If you have a Golden Retriever, a Curly Coated Retriever, or Flat-Coated Retriever, your dog carries the DNA of an ancestor we don’t see anymore, the English Water Spaniel. Why don’t we see these dogs anymore? Because extinct is forever, and the breed vanished by 1890. This should be especially sobering to Curly people because their breed is listed on the Kennel Club’s Vulnerable Breeds list, breeds native to the UK that have fewer than 300 registrations a year. In 2016, 83 Curly Coated Retrievers were registered in the land of the breed’s birth, and over the long haul, this isn’t enough to sustain a breed. But we digress.
Why the English Water Spaniel (alternately called the “Fynder” or simply “water spaniel”) went extinct is hard to say, though it’s likely that it was eclipsed by its descendants, the aforementioned breeds. More’s the pity for this was a dog described as “elegant, its hair beautifully curled or crisped, its ear long, and its aspect mild and sagacious.” It was valued for its prowess in water, its faithful obedience, and its biddability, qualities it certainly passed on the Golden Retriever via the Tweed Spaniel, a close relative of the EWS, and also now extinct.

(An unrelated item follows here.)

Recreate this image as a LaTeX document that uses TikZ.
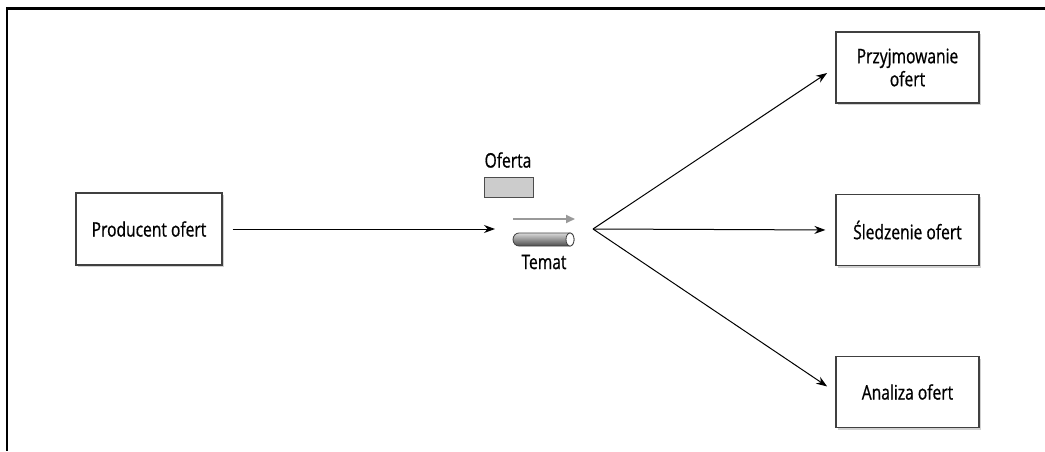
\documentclass[tikz,border=0pt]{standalone}
\usepackage{fontspec}
\setmainfont{Open Sans}[FakeStretch=0.78,FakeBold=0.8]
\usetikzlibrary{arrows.meta,shadows}
\tikzset{
    box/.style={draw=black!75, line width=1.2pt, fill=white, minimum width=146pt,
        minimum height=72pt, align=center, font=\fontsize{20}{23}\selectfont,
        drop shadow={shadow xshift=2pt, shadow yshift=-2pt, fill=black!30, opacity=0.6}},
    flow/.style={-{Stealth[length=11pt,width=8pt]}, line width=1pt},
    lbl/.style={font=\fontsize{20}{23}\selectfont}
}
\begin{document}
\begin{tikzpicture}[x=1pt,y=1pt]
        \useasboundingbox (0,0) rectangle (1045,451);
        % Frame
        \draw[line width=2.5pt] (1045,442.5) -- (7,442.5) -- (7,0);

        % Producer and consumers
        \node[box] (producer) at (149,222) {Producent ofert};
        \node[box, minimum width=143pt, minimum height=71pt] (accept) at (907.5,383.5) {Przyjmowanie\\ofert};
        \node[box, minimum width=143pt, minimum height=71pt] (track) at (907.5,221) {Śledzenie ofert};
        \node[box, minimum width=143pt, minimum height=71pt] (analyze) at (907.5,59) {Analiza ofert};

        % Topic
        \node[draw=black!70, line width=0.8pt, fill=black!20, minimum width=49pt, minimum height=20pt, inner sep=0pt] (offer) at (508.5,264) {};
        \node[lbl] (offerlbl) at (508,291) {Oferta};
        \shade[top color=black!15, bottom color=black!70, draw=black!75, line width=0.8pt]
            (519,218) -- (570,218) arc (90:-90:4 and 6.5) -- (519,205) arc (270:90:6 and 6.5) -- cycle;
        \draw[fill=white, draw=black!75, line width=0.8pt] (570,211.5) ellipse (4 and 6.5);
        \node[inner sep=0pt] (topic) at (544,211.5) {};
        \node[lbl] (topiclbl) at (544,189) {Temat};
        \coordinate (gs) at (513,232);
        \coordinate (ge) at (575,232);
        \draw[-{Triangle[length=9pt,width=8pt]}, draw=black!40, line width=1.8pt] (gs) -- (ge);

        \coordinate (topicin) at (495,222);
        \coordinate (fan) at (593,222);

        % Arrows
        \draw[flow] (producer.east) ++(10pt,0) -- (topicin);
        \draw[flow, shorten >=10pt] (fan) -- (accept.west);
        \draw[flow, shorten >=10pt] (fan) -- (track.west);
        \draw[flow, shorten >=10pt] (fan) -- (analyze.west);
    \end{tikzpicture}
\end{document}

Some might say that the breed deserved to go extinct if it wasn’t very useful, but as we see it, a breed’s popularity ebbs and flows over generations. To put it in terms of furniture, a plastic chair is durable, inexpensive, and washable, and yet we put great value on a period piece, say, a Chippendale, because it represents quality, craftsmanship, and a time when people valued both. Could not the same be said of a dog breed?